La Veranda de Rafa Rius
Ciertos políticos dan la sensación de que han descubierto ahora algo que ya sabíamos -por supuesto, ellos también- desde hace tiempo; a saber, que la mentira pública y publicada, por descarada que sea, no sólo no paga réditos electorales sino que las más de las veces mejora notablemente los resultados. Una vez logrados sus propósitos y tras el consabido “Donde dije digo, digo Diego”, las justificaciones habituales suelen ser tan tópicas como carentes de imaginación –no la necesitan. “- Mis palabras han sido malinterpretadas y tergiversadas, han sido sacadas de contexto…”, etc.
Las videotecas, fonotecas o hemerotecas adquieren gran importancia al respecto, pero en la dirección opuesta a la que algunos espíritus ingenuos pensarían. Cuantas más evidencias aparecen en los medios de los “supuestos” desaguisados, más se refuerza su milagrosa trasmutación de culpables a víctimas y más aumentan sus perspectivas electorales.
Podemos encontrar ejemplos de todos los colores. Los hay que sostienen su engaño hasta después del plebiscito, cuando tanto el resultado como sus patrañas son irremediables. El caso más cercano en el tiempo es el de Nigel Farage, uno de los líderes xenófobos del BREXIT, que aseguraba en plena campaña que los fondos que el Reino Unido ahorraría de su aportación a la Unión (¿?) Europea serían destinados a inversiones en la sanidad pública británica. Tras la apretada victoria de los secesionistas, en su primera entrevista se desdijo alegando las excusas de costumbre, sin importarle que el triunfo de sus tesis estuviera sustentado en las más burdas falsedades y que sus declaraciones previas circularan abundantes por las redes. Días después anunciaba su retiro de la política, tras haber conseguido sus objetivos, sin importar cómo. También los hay que prefieren no esperar a las elecciones, por si acaso, como nuestro inefable ministro en funciones Fernández que se travistió de reo en víctima inocente tras ser pillado in fraganti utilizando los mecanismos del Estado en su lucha partidista contra sus enemigos políticos.
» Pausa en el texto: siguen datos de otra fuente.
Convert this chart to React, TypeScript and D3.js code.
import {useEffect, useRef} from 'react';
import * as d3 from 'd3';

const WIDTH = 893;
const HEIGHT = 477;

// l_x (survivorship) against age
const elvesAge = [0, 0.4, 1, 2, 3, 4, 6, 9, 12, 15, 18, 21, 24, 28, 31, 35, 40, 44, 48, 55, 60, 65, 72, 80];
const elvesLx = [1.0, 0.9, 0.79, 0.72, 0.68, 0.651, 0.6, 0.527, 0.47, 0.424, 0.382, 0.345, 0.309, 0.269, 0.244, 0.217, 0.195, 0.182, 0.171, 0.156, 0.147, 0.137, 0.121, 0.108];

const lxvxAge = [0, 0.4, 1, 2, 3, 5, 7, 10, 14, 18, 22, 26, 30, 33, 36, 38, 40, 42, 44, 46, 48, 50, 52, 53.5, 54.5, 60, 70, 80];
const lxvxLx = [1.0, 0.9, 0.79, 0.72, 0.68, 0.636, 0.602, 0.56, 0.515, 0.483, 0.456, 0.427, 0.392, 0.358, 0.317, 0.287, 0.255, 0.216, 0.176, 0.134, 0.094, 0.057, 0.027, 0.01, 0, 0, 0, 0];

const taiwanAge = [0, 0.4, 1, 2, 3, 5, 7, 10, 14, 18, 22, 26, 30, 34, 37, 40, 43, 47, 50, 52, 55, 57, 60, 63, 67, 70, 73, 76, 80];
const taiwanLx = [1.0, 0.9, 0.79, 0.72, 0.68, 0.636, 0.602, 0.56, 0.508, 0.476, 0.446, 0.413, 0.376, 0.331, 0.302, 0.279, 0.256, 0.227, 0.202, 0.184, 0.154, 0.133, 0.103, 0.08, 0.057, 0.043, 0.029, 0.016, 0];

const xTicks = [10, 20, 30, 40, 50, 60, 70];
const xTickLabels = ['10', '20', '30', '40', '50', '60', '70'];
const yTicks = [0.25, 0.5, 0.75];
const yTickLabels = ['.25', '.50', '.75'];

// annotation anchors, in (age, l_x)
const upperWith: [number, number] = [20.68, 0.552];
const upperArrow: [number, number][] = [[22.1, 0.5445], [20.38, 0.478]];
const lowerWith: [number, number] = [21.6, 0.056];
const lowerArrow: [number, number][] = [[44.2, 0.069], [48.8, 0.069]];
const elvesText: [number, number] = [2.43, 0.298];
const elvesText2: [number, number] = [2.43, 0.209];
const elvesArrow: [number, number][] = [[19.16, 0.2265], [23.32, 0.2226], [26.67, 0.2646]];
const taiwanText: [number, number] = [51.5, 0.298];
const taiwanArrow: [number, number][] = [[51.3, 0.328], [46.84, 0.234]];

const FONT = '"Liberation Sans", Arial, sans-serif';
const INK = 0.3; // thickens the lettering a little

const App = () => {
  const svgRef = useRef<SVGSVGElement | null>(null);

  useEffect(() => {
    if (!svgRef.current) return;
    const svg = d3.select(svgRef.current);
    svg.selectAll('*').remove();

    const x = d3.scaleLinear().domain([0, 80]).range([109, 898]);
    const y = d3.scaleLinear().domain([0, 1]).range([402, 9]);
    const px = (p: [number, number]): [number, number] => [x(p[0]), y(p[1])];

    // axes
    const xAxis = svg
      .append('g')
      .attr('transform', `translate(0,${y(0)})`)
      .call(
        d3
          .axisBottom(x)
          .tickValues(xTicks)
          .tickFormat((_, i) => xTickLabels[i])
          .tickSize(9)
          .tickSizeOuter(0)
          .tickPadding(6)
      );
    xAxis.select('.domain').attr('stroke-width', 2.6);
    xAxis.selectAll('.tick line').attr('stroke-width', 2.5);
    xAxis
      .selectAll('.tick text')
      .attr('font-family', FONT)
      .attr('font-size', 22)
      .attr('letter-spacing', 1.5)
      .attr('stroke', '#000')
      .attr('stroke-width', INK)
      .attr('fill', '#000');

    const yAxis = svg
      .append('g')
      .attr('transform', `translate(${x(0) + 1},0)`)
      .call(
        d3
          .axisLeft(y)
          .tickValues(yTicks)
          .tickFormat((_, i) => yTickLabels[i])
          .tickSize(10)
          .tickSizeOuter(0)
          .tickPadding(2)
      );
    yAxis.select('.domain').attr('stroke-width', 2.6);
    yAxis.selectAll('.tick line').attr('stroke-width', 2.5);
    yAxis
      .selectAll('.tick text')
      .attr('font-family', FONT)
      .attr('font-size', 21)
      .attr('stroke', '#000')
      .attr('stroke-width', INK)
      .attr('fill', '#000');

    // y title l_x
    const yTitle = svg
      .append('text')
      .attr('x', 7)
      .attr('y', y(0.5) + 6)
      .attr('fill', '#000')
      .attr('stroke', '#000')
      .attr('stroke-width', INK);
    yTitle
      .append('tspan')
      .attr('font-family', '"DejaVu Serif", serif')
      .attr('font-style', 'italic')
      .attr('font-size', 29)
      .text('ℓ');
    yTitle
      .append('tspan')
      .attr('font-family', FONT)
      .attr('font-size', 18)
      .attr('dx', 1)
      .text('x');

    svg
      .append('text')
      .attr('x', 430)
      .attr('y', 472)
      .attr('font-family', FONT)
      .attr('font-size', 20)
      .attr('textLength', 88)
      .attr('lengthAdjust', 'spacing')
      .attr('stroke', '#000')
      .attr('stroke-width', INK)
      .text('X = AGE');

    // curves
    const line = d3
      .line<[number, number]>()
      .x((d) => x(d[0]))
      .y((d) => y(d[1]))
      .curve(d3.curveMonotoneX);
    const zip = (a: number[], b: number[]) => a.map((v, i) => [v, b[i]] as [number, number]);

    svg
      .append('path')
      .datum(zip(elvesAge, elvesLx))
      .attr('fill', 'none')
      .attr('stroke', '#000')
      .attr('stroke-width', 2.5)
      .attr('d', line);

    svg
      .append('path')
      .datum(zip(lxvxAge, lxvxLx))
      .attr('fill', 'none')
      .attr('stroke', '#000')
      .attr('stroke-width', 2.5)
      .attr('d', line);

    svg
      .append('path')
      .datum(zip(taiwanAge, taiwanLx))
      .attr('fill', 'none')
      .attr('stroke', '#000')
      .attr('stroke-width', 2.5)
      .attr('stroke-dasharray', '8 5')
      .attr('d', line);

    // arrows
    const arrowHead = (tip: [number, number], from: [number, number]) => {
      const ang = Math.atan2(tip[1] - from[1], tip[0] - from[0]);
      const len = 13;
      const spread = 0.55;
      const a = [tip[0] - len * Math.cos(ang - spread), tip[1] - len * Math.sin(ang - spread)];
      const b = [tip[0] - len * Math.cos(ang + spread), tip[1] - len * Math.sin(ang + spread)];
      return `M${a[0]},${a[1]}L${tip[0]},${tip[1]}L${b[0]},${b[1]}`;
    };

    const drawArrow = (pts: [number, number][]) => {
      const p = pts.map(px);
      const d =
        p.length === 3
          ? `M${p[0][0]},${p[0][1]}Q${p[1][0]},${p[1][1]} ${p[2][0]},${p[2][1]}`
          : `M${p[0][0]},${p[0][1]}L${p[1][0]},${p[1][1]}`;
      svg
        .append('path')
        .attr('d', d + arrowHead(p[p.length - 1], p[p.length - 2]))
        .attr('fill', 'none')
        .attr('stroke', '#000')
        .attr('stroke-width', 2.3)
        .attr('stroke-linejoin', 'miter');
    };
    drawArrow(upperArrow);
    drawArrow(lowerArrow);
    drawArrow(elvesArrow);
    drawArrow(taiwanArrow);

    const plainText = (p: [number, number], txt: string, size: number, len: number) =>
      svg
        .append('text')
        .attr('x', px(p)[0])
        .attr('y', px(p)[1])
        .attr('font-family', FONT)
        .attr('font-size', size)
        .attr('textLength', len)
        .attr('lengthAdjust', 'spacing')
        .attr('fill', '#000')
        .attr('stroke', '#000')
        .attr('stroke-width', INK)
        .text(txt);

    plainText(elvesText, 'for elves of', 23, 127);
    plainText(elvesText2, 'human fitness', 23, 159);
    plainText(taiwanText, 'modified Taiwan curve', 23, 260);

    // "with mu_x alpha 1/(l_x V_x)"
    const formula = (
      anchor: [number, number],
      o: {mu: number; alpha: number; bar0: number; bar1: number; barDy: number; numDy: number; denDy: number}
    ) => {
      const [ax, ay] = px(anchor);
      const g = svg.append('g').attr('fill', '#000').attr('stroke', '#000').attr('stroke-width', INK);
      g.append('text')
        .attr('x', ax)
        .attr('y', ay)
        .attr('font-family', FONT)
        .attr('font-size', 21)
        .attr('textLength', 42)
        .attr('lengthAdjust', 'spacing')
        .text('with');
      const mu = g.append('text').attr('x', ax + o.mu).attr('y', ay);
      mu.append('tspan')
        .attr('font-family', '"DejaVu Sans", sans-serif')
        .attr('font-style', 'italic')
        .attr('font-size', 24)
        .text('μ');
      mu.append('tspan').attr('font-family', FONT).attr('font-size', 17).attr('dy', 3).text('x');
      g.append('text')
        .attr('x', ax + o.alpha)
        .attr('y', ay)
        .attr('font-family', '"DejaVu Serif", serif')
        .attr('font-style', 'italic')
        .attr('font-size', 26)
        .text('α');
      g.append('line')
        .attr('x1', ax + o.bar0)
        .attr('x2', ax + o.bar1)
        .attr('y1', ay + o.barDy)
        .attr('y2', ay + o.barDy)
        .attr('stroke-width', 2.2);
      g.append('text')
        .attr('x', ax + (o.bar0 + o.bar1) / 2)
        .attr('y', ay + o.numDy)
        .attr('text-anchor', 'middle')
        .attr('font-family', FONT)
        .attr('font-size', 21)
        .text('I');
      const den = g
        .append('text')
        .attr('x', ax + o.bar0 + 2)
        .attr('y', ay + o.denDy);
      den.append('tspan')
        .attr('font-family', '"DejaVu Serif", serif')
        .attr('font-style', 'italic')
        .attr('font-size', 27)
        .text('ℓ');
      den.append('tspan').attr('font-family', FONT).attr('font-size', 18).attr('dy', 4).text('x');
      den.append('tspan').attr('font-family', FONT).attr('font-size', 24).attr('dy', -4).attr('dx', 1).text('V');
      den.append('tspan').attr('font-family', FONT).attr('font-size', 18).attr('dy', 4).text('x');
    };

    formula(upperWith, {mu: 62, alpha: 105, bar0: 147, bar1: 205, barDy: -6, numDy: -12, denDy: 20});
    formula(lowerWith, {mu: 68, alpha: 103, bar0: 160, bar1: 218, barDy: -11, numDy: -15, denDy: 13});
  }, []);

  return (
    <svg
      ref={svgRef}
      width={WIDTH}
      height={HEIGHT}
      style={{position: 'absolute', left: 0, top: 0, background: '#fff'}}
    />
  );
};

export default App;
Su despreciable actuación, junto a los muchos otros escándalos de su partido, consiguió 14 actas de diputado más que en los anteriores comicios. Al parecer, tampoco importa cómo.
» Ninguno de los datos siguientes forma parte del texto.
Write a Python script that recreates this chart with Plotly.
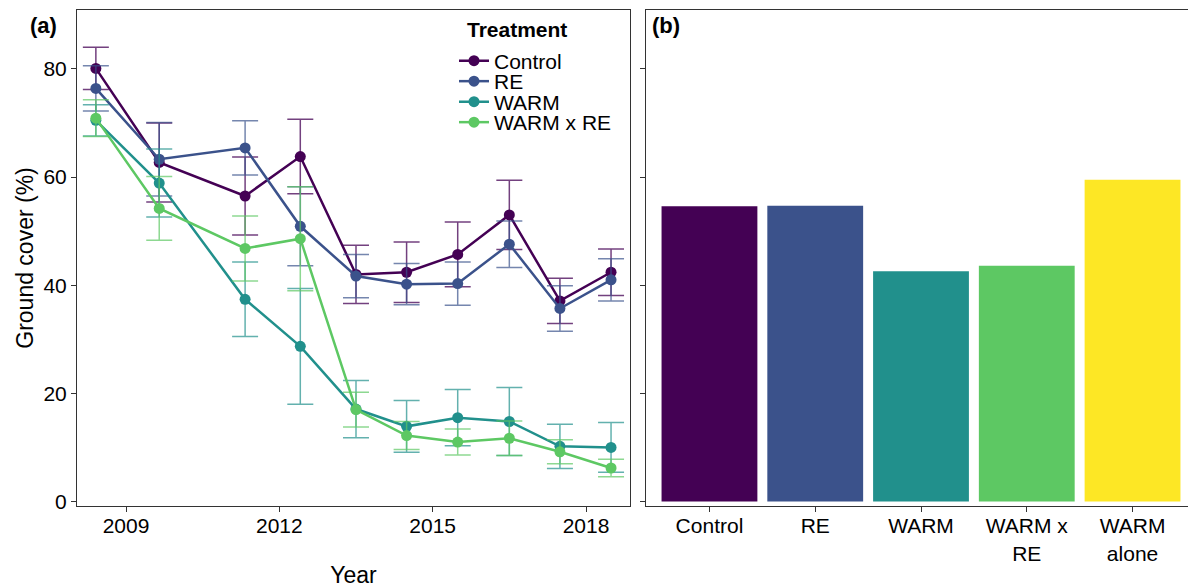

Cuando a principios del S. XVII Gracián formulaba su famosa sentencia «Todo lo dora un buen fin, aunque lo desmientan los desaciertos de los medios» no podía suponer que cuatro siglos después continuaría en plena vigencia. Dado que la racionalidad es un factor en horas bajas a la hora de depositar el voto y que los elementos de origen visceral (patriotismo, miedo, xenofobia…) triunfan por doquier en las urnas, los políticos no tienen ningún interés en dotar a su discurso de la menor apariencia de verosimilitud. En una economía política de mercado, si la verdad no vende, ¿Por qué hemos de prestarle atención?
En estos momentos, el paradigma global de esta situación sería el candidato estadounidense republicano Donald Trump. Sus adversarios políticos se obstinan en recopilar un florilegio de sus burradas, incoherencias y mentiras difundidas a través de los medios. Vano esfuerzo. Emigrantes que apoyan a quien los quiere echar del país, mujeres, minorías raciales, LGTBQ, precarios que valoran la condición de multimillonario del candidato y le compran su discurso embustero del “sueño americano”…
La razón tiene sus carencias, sus limitaciones, sus contradicciones… Pero cuando nos abandonamos al irresistible encanto de la mentira y actuamos bajo el dictado de lo que determinan nuestras vísceras, la catástrofe social está asegurada.